Give Sorrow Words
- Cover of the 1979 Grove Press first edition.
- Author: Maryse Holder
- Language: English
- Subject: Feminism
- Genre: Memoir
- Publisher: Grove Press
- Publication date: 1979
- Publication place: United States
- Media type: Print (Hardcover)
- Pages: 302
- ISBN: 0-394-50621-9

= Give Sorrow Words =

1979 book by Maryse Holder

Give Sorrow Words: Maryse Holder's Letters from Mexico is a memoir of feminism and sexual adventurism in Mexico by American author Maryse Holder. The book was published posthumously in 1979 by Grove Press, after Holder was murdered in Mexico in 1977, at age 36.

== History ==
After being dismissed as a Professor at City University in a mass firing due to NYC fiscal problems, Holder decided to pursue a life exploring sex in Mexico.

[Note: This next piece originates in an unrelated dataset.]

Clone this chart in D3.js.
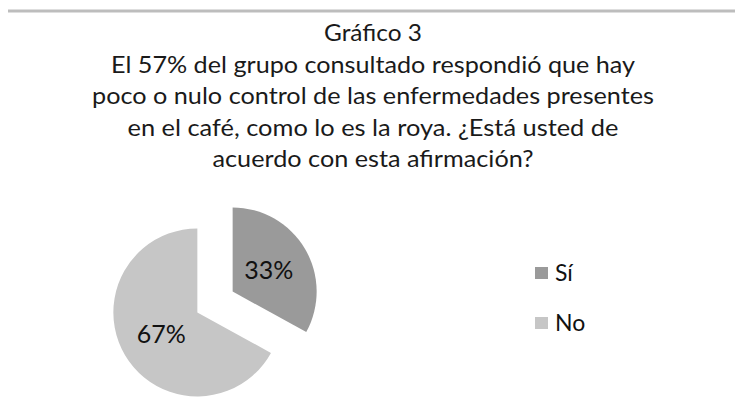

During the course of two long trips to Mexico from 1975 to 1977, she wrote a series of letter to Edith Jones, a friend in New York City. In these letters she describes her experiences, including her many sexual adventures, in what she called her "vacation from feminism." Holder's writing, which she describes as an attempt to "...wring a masterpiece from my life." has been compared to Jean Genet, Jean Rhys and Henry Miller in its candor, artistry and intelligence. In addition to the letters, the published book has an introduction by feminist author Kate Millett, and concludes with an epilogue describing Holder's life and death by Selma Yampolsky, a close friend of Holder's.

== Publication history ==
Give Sorrow Words was first published in a hardbound edition in 1979 by Grove Press. A paperback edition was published in 1980 by Avon Books. A German hardbound edition was published under the title Ich Atme Mit Dem Herzen in 1981 by Büchergilde Gutenberg. The SoHo Weekly News ran excerpts from the book ran as a three-part series in March/April 1979.

== Critical response ==
The New York Times Review of Books praised the book, calling it “...a compelling document... the letters are her legacy, her testament, her vindication.”. The LA Times described it as "...intellectual erotica... In Holder's progressively self-destructive odyssey there emerges a classic confrontation between North American feminism and Mexican machismo." It has also been described by writer Lynne Segal as a "...harrowing tale of one woman's neurotic self-destruction."

== Film adaptation ==
In 1987, A Winter Tan, a Canadian film, was adapted from the Give Sorrow Words. It was shown at the Toronto and New York Film Festivals in 1988. Jackie Burroughs won a Genie award for her portrayal of Maryse Holder in the film.